Toujours au niveau mondial, le commerce ralentit, dit le Wall Street Journal. Ce qui n’est pas une bonne chose. Les gens s’enrichissent quand ils échangent les uns avec les autres. Les tarifs douaniers… et « l’autarcie »… rendent toujours les gens plus pauvres. Adam Smith l’a expliqué il y a 250 ans.

Un petit chiffre supplémentaire : il y a plus de chômeurs que jamais en Europe. Ils sont 18 millions.

Mais revenons-en à la ferme. Voilà, nous parlons d’argent : nous avons acheté cet endroit comme un investissement ! Les prix étaient bas en Argentine à la suite de la crise de 2001-2002. Surtout dans ce coin oublié du pays.

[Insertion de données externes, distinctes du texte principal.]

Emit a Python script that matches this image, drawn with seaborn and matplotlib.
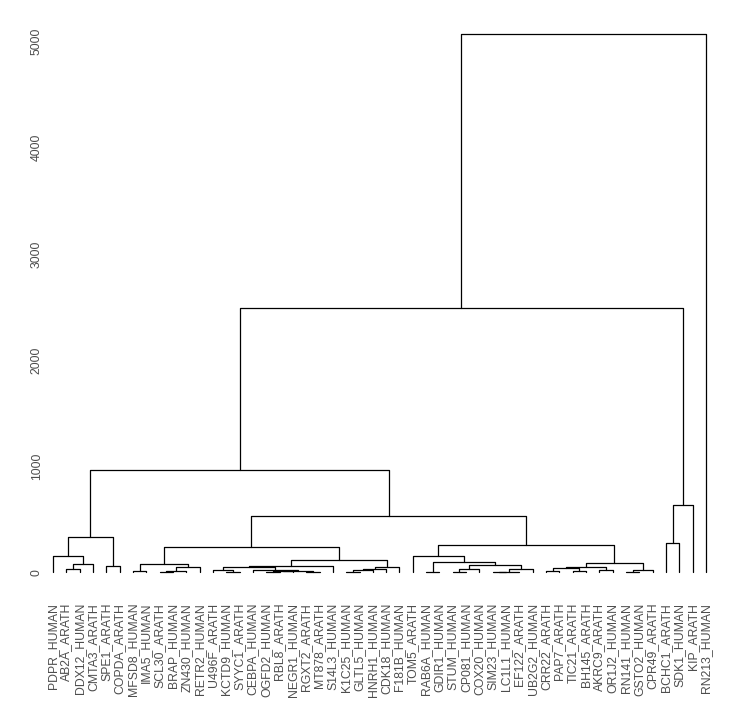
import numpy as np
import pandas as pd
import matplotlib
matplotlib.use("Agg")
import matplotlib.pyplot as plt
import seaborn as sns

# Folhas na ordem em que aparecem no eixo x
labels = [
    "PDPR_HUMAN", "AB2A_ARATH", "DDX12_HUMAN", "CMTA3_ARATH", "SPE1_ARATH",
    "COPDA_ARATH", "MFSD8_HUMAN", "IMA5_HUMAN", "SCL30_ARATH", "BRAP_HUMAN",
    "ZN430_HUMAN", "RETR2_HUMAN", "U496F_ARATH", "KCTD9_HUMAN", "SYYC1_ARATH",
    "CEBPA_HUMAN", "OGFD2_HUMAN", "RBL8_ARATH", "NEGR1_HUMAN", "RGXT2_ARATH",
    "MT878_ARATH", "S14L3_HUMAN", "K1C25_HUMAN", "GLTL5_HUMAN", "HNRH1_HUMAN",
    "CDK18_HUMAN", "F181B_HUMAN", "TOM5_ARATH", "RAB6A_HUMAN", "GDIR1_HUMAN",
    "STUM_HUMAN", "CP081_HUMAN", "COX20_HUMAN", "SIM23_HUMAN", "LC1L1_HUMAN",
    "EF122_ARATH", "UB2G2_HUMAN", "CRR22_ARATH", "PAP7_ARATH", "TIC21_ARATH",
    "BH145_ARATH", "AKRC9_ARATH", "OR1J2_HUMAN", "RN141_HUMAN", "GSTO2_HUMAN",
    "CPR49_ARATH", "BCHC1_ARATH", "SDK1_HUMAN", "KIP_ARATH", "RN213_HUMAN",
]

# Matriz de fusões no estilo do hclust do R:
# negativo = folha (posição no eixo), positivo = fusão anterior (1-based)
merge_left = [
    -2, 1, -1, -5, 3, -7, -9, 7, 8, 6,
    -14, -13, -17, 13, -20, 14, -16, 12, 18, -23,
    20, 21, 22, 19, 10, -29, -31, 27, -34, 29,
    30, 28, 26, -28, -38, -40, 35, -42, 37, -44,
    40, 39, 34, 25, 5, -47, 46, 45, 48,
]
merge_right = [
    -3, -4, 2, -6, 4, -8, -10, -11, -12, 9,
    -15, 11, -18, -19, -21, 15, 16, 17, -22, -24,
    -25, -26, -27, 23, 24, -30, -32, -33, -35, -36,
    -37, 31, 32, 33, -39, -41, 36, -43, 38, -45,
    -46, 41, 42, 43, 44, -48, -49, 47, -50,
]
merge_height = [
    33, 80, 155, 61, 334, 17, 5, 17, 49, 80,
    5, 25, 5, 10, 7, 15, 22, 55, 62, 8,
    20, 33, 55, 118, 243, 5, 3, 30, 3, 8,
    30, 68, 96, 155, 17, 17, 45, 24, 55, 5,
    24, 87, 254, 532, 965, 278, 636, 2490, 5071,
]

# Posição x e altura de cada nó
node_x = []
node_h = []


def child_pos(c):
    if c < 0:
        return float(-c), 0.0
    return node_x[c - 1], node_h[c - 1]


rows = []
for i, (l, r, h) in enumerate(zip(merge_left, merge_right, merge_height)):
    xl, hl = child_pos(l)
    xr, hr = child_pos(r)
    node_x.append((xl + xr) / 2)
    node_h.append(h)
    # cada fusão vira um "U" invertido
    for k, (x, y) in enumerate([(xl, hl), (xl, h), (xr, h), (xr, hr)]):
        rows.append({"node": i, "ordem": k, "x": x, "y": y})

seg = pd.DataFrame(rows)

sns.set_theme(style="white")
plt.rcParams["font.family"] = ["Liberation Sans", "DejaVu Sans"]

fig = plt.figure(figsize=(7.46, 7.23), dpi=100)
ax = fig.add_axes([45 / 746, (723 - 599.4) / 723, (714 - 45) / 746, (599.4 - 7) / 723])

sns.lineplot(data=seg, x="x", y="y", units="node", estimator=None, sort=False,
             color="black", linewidth=0.9, ax=ax)

n = len(labels)
ax.set_xlim(0.4, n + 0.6)
top = max(merge_height)
ax.set_ylim(-0.05 * top, top * 1.05)

ax.set_xticks(np.arange(1, n + 1))
ax.set_xticklabels(labels, rotation=90, ha="center", va="top",
                   fontsize=8.8, color="#4D4D4D")
ax.set_yticks([0, 1000, 2000, 3000, 4000, 5000])
ax.set_yticklabels(["0", "1000", "2000", "3000", "4000", "5000"],
                   rotation=90, va="center", fontsize=8.8, color="#4D4D4D")
ax.tick_params(axis="x", length=0, pad=2.5)
ax.tick_params(axis="y", length=0, pad=1.5)
ax.set_xlabel("")
ax.set_ylabel("")
for s in ax.spines.values():
    s.set_visible(False)
ax.grid(False)

fig.savefig("out.png", dpi=100)
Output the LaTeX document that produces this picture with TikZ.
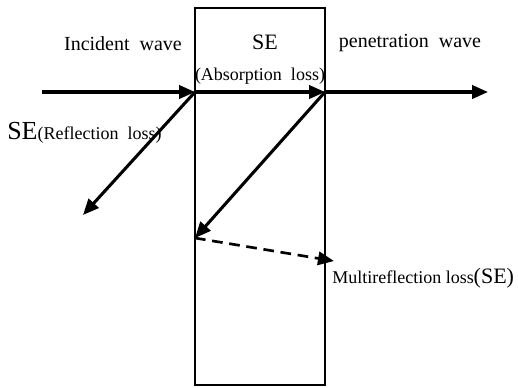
\documentclass[tikz,border=0pt]{standalone}
\usepackage{fontspec}
\setmainfont{Liberation Serif}
\usetikzlibrary{arrows.meta}

\newcommand{\smalltxt}{\fontsize{13.5}{16}\selectfont}
\newcommand{\midtxt}{\fontsize{15}{18}\selectfont}
\newcommand{\bigtxt}{\fontsize{19.5}{22}\selectfont}

\begin{document}
\begin{tikzpicture}[
  x = 0.75pt,
  y = -0.75pt,
  wave/.style = {
    line width = 2.3pt,
    -{Triangle[length=12pt,width=10pt]},
  },
  slab/.style = {
    draw,
    line width = 1.4pt,
  },
  lbl/.style = {
    inner sep = 0pt,
    anchor = base,
  },
]

  \useasboundingbox (0,0) rectangle (518,387);

  % the shield
  \draw[slab] (195,8) rectangle (325,385);

  \coordinate (in)  at (42,92);
  \coordinate (a)   at (195,92);
  \coordinate (b)   at (325,92);
  \coordinate (out) at (488,92);
  \coordinate (r)   at (83,215);
  \coordinate (c)   at (195,238);
  \coordinate (m)   at (334,261);

  \node[lbl] (incident) at (123,50) {\midtxt Incident\ \ wave};
  \node[lbl] (se) at (265,49) {\fontsize{16.5}{19}\selectfont SE};
  \node[lbl] (absorb) at (260,80) {\smalltxt (Absorption\ \ loss)};
  \node[lbl] (penetration) at (410,47) {\midtxt penetration\ \ wave};
  \node[lbl,anchor=base west] (reflect) at (7,139) {\bigtxt SE\smalltxt(Reflection\ \ loss)};
  \node[lbl,anchor=base west] (multi) at (332,283)
    {\smalltxt Multireflection\ loss\fontsize{16.5}{19}\selectfont(SE)};

  \draw[wave] (in) -- (a);
  \draw[wave] (a) -- (b);
  \draw[wave] (b) -- (out);
  \draw[wave] (a) -- (r);
  \draw[wave] (b) -- (c);
  \draw[wave,dash pattern=on 8pt off 5pt,line width=2pt] (c) -- (m);

\end{tikzpicture}
\end{document}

Le ranch était évalué à environ quatre dollars l’acre.

« Qu’avons-nous à perdre ? » avons-nous dit à notre vieil ami Rick Rule, venu visiter l’endroit.

« Environ quatre dollars l’acre », a-t-il répondu.

Il se trompait de 10 $. A mesure que le temps passe, les pertes s’accumulent. C’est une ferme en fonctionnement, avec des salaires à payer… des tracteurs à réparer… des réservoirs à creuser. Tout ça coûte de l’argent. On peut se dire qu’on « investit ». On peut même faire des calculs montrant quand on rentrera dans ses frais.

Peut-être que tout ça finira par fonctionner. Mais les vétérans — les propriétaires terriens qui sont là depuis des générations — et les fermiers professionnels ne sont pas dupes. Ils lèvent les yeux au ciel et vous regardent avec un mélange de pitié et de mépris.

Une récolte est détruite par les abeilles. Une autre par la sécheresse. Il y a du bétail, mais les bêtes n’ont rien à manger. « Du boeuf nourri au sable », comme nous l’appelons. Les gens rient. « Faible taux de cholestérol. Faible teneur en lipides. Très faible teneur en lipides ».

Et on envisage donc l’année suivante. On investit dans un plus grand réservoir et dans plus d’insecticides contre les abeilles. On diversifie. Ici, en plus de la vigne et du bétail, nous plantons du quinoa, des câpres et des noix.

« Essayons… peut-être que nous réussirons à faire fonctionner quelque chose », avons-nous dit au régisseur. « Si ces noix produisent comme prévu, nous rentrerons dans nos frais d’ici 2017 ».

Ou pas…

Mais qu’importe si nous perdons de l’argent ? C’est ainsi que le monde est fait. Personne ne garde son argent. Il circule. De la personne qui l’a gagné vers le gouvernement… et les zombies. Ou vers la personne qui vend des montres de luxe, des vêtements de marque ou des vacances bon marché. L’argent bouge. Il a toujours bougé. Tout ce qu’on peut faire, c’est le pousser un peu dans la direction où l’on souhaite qu’il aille.